Glover v. United States
|Glover v. United States|
|Argued November 27, 2000
Decided January 9, 2001
|Full case name||Paul L. Glover v. United States|
|Citations||531 U.S. 198 (more)
531 U.S. 198 (2001)
|Prior history||On Writ of Certiorari to the United States Court of Appeals for the Seventh Circuit|
|Subsequent history||Case reversed and remanded to correct sentencing error|
|A significant increase in a prison sentence is not required in order to show prejudice in a claim for ineffective assistance of counsel.|
|Majority||Kennedy, joined by unanimous|
|US amend. V, Sentencing Guidelines|
Glover v. United States, 531 U.S. 198 (2001), was a United States Supreme Court case decided in 2001. The case dealt with a technical question of law relating to whether a showing of prejudice in incorrect sentencing decisions is required for a correction of that sentence.

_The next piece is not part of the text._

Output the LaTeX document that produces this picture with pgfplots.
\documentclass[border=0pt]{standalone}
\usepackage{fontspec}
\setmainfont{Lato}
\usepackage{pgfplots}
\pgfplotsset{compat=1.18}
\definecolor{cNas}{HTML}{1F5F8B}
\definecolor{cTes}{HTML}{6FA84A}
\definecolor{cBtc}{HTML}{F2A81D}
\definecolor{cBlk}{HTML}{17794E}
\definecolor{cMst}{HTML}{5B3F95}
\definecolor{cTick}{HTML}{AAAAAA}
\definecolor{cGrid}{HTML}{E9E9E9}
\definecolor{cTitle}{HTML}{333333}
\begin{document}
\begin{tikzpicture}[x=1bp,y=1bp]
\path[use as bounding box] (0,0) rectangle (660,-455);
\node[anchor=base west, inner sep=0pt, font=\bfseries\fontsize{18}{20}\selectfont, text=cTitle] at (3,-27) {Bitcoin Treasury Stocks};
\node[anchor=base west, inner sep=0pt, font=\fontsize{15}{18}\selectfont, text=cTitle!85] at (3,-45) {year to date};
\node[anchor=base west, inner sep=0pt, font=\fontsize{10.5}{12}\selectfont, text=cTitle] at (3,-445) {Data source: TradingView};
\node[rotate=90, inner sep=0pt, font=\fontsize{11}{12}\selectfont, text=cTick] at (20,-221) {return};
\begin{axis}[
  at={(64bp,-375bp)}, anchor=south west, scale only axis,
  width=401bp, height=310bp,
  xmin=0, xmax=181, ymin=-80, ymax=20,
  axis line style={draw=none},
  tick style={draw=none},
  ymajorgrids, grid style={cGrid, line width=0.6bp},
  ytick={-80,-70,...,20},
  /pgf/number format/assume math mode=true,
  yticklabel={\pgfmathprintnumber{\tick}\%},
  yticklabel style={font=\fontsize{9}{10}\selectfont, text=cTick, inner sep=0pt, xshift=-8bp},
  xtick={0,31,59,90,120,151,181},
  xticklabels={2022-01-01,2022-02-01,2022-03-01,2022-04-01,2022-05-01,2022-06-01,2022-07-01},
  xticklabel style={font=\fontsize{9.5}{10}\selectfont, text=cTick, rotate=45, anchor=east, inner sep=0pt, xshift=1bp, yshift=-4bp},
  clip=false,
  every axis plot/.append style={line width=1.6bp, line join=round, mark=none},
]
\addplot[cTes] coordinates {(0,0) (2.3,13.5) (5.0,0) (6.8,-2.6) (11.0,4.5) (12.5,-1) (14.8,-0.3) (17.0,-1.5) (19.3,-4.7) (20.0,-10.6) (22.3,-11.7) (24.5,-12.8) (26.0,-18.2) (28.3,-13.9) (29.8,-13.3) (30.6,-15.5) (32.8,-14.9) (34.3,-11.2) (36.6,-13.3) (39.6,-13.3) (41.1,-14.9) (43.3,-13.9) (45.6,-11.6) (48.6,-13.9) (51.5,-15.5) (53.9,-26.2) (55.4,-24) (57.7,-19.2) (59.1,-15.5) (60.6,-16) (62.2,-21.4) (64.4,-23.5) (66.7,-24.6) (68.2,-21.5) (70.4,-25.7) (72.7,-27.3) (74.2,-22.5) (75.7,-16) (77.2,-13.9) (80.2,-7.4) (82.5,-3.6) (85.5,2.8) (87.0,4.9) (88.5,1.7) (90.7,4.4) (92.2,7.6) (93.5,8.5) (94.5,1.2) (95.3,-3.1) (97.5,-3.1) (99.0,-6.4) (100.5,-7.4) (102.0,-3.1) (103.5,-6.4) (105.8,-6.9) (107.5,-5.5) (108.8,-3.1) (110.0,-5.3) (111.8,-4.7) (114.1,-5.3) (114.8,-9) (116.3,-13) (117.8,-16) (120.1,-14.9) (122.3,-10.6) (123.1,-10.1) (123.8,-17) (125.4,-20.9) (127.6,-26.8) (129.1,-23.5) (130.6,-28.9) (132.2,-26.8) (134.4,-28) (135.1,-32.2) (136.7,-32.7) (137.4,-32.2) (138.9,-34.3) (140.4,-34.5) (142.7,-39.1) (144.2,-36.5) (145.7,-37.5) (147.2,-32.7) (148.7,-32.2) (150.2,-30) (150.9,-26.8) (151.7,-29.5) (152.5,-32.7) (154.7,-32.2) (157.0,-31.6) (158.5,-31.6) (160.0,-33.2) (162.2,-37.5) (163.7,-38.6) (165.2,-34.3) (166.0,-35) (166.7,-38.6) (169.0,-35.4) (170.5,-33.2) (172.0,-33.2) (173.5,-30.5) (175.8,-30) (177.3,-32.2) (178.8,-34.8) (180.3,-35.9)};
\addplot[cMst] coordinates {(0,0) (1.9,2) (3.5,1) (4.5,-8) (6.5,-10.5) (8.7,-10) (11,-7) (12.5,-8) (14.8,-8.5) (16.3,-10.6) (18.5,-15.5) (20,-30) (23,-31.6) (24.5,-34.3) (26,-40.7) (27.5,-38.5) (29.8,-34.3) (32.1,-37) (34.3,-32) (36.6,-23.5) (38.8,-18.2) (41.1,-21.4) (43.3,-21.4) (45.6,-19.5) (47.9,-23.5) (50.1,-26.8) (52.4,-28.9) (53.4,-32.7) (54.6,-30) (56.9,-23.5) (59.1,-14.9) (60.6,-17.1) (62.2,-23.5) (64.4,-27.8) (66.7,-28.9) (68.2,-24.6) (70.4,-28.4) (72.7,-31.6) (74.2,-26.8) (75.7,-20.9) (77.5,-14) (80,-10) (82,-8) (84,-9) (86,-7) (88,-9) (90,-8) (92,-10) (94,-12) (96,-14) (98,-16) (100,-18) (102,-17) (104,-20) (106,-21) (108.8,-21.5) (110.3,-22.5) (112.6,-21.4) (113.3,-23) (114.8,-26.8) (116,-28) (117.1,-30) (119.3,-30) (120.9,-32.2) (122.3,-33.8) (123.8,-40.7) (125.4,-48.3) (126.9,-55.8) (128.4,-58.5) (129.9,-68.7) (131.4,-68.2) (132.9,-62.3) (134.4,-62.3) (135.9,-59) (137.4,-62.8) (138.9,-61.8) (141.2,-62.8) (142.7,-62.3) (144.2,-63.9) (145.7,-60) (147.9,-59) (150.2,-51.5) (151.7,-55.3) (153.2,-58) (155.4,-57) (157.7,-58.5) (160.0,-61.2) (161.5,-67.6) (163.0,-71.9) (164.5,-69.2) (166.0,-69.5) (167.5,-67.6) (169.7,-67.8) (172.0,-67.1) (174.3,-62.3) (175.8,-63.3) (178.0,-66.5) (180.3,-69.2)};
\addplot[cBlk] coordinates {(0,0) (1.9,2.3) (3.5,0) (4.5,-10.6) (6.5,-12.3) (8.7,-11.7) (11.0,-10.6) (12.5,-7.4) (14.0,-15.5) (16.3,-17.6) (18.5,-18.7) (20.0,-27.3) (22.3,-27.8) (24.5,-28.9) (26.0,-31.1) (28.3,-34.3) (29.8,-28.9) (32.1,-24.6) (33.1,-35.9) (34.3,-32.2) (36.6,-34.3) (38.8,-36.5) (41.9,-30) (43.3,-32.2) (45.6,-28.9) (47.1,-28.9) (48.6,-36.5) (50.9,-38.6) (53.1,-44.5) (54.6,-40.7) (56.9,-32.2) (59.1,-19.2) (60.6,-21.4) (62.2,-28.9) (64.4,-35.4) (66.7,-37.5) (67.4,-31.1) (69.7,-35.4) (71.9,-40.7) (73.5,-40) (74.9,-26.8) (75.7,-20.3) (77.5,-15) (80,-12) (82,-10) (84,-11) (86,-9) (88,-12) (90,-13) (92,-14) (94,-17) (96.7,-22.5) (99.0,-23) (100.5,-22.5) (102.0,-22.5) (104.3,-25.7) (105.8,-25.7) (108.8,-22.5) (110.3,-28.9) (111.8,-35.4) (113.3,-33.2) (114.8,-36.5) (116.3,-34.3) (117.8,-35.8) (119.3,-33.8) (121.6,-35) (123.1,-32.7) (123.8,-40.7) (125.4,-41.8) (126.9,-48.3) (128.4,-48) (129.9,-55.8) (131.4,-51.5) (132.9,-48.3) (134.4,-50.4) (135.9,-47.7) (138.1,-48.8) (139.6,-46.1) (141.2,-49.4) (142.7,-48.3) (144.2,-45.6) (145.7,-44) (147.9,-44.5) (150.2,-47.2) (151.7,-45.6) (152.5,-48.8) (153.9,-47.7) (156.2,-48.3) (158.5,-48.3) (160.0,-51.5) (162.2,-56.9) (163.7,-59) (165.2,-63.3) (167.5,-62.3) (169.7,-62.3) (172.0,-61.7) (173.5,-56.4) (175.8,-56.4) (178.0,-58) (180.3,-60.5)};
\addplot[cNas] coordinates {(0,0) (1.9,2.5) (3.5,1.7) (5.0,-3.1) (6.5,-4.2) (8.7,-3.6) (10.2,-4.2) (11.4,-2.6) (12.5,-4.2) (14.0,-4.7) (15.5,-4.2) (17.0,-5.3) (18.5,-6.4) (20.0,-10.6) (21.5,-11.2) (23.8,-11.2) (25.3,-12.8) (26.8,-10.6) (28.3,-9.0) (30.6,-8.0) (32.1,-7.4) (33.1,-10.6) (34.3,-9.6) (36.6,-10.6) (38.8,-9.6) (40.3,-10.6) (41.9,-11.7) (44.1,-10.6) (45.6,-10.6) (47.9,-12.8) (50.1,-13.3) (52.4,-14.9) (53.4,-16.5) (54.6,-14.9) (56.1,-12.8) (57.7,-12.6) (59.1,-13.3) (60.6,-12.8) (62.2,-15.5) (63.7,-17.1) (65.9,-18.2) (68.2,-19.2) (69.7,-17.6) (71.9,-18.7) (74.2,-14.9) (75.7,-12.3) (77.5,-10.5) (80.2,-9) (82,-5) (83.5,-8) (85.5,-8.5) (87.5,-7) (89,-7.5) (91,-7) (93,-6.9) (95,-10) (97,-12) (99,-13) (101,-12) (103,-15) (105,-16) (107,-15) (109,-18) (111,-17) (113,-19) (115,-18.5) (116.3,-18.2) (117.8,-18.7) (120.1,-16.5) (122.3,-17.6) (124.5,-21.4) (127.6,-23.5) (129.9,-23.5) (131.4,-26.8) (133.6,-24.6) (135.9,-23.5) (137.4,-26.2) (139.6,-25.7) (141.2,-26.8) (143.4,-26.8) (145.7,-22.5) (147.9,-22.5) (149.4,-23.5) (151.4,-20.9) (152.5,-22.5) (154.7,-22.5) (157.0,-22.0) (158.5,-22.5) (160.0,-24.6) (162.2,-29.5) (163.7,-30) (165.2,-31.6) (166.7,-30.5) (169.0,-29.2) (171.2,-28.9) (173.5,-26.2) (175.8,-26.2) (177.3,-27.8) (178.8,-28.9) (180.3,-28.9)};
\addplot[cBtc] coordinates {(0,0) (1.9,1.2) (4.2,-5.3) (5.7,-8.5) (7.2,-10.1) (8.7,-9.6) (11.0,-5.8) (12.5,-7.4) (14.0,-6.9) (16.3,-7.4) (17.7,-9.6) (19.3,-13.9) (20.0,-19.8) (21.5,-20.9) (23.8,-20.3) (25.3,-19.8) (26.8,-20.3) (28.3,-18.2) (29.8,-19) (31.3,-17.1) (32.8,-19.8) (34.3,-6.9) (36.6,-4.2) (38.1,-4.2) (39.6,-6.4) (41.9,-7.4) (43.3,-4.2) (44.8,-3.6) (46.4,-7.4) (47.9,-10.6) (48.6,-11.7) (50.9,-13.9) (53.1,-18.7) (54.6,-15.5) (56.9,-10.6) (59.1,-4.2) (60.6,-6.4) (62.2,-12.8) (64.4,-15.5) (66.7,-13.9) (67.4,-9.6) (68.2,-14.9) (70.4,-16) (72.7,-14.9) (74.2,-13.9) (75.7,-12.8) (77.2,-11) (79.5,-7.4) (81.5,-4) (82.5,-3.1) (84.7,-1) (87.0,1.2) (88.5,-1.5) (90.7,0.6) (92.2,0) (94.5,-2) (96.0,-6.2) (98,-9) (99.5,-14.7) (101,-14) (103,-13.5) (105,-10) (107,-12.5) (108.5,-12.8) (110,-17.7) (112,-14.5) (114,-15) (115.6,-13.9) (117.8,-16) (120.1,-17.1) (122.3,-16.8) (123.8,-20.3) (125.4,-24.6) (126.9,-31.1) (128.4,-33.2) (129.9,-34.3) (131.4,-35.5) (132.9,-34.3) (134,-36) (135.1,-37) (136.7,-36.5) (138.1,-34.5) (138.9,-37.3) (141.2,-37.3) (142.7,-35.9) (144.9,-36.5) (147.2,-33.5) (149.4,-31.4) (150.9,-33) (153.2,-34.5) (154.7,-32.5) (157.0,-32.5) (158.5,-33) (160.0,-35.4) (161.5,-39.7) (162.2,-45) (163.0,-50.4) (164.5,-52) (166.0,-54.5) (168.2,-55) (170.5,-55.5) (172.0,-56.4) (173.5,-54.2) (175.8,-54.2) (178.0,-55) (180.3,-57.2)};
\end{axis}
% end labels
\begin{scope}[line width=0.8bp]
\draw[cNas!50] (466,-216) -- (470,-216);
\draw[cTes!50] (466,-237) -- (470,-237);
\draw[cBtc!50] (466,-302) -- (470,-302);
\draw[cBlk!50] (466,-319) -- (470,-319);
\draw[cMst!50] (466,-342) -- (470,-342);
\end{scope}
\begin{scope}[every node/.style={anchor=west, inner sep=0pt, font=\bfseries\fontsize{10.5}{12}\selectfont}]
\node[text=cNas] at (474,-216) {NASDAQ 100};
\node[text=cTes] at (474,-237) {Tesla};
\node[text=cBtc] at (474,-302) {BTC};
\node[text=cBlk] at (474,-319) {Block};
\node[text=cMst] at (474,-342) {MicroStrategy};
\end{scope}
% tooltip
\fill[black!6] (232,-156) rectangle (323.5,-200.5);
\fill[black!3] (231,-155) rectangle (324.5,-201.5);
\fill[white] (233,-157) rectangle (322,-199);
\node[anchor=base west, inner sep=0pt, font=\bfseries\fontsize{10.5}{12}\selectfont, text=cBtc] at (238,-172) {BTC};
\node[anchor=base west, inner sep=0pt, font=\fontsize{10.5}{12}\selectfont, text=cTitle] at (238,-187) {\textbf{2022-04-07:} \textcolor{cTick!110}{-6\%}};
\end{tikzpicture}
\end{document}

Paul Glover was the Vice President and General Counsel of the Chicago Truck Drivers, Helpers, and Warehouse Workers Union. A trial showed that he tried to enrich himself and others through kickbacks. The federal trial court sentenced him to 84 months in prison, denying a request to 'group' consideration of similar offenses on which he was convicted, which would have lowered the sentence range. His attorneys did not raise this issue on his first appeal to the Seventh Circuit, which affirmed his conviction. Glover filed a motion on his own to try to correct his sentence. He argued that the failure of his attorneys to appeal on the grouping question constituted ineffective assistance of counsel. However, because there was no proof that the sentencing alteration was 'significant', the Court of Appeals for the Seventh Circuit affirmed. Glover wanted a lower range (which would have a minimum of 63 months) and so he appealed to the United States Supreme Court which granted the case for consideration in 2000.
Opinion of the Court
Justice Anthony Kennedy wrote the decision of the Court which was unanimous. He stated that the Strickland test's prejudice prong did not require a showing that a wrongful increase in a sentence met 'a standard of significance'. The Seventh Circuit was thus incorrect because "there is no obvious dividing line by which to measure how much longer a sentence must be for the increase to constitute substantial prejudice... although the amount by which a defendant's sentence is increased by a particular decision may be a factor to consider in determining whether counsel's performance in failing to argue the point constitutes ineffective assistance, ...it cannot serve as a bar to a showing of prejudice."  Therefore, Glover's sentence had to be recalculated and the case was remanded for further proceedings in lower courts.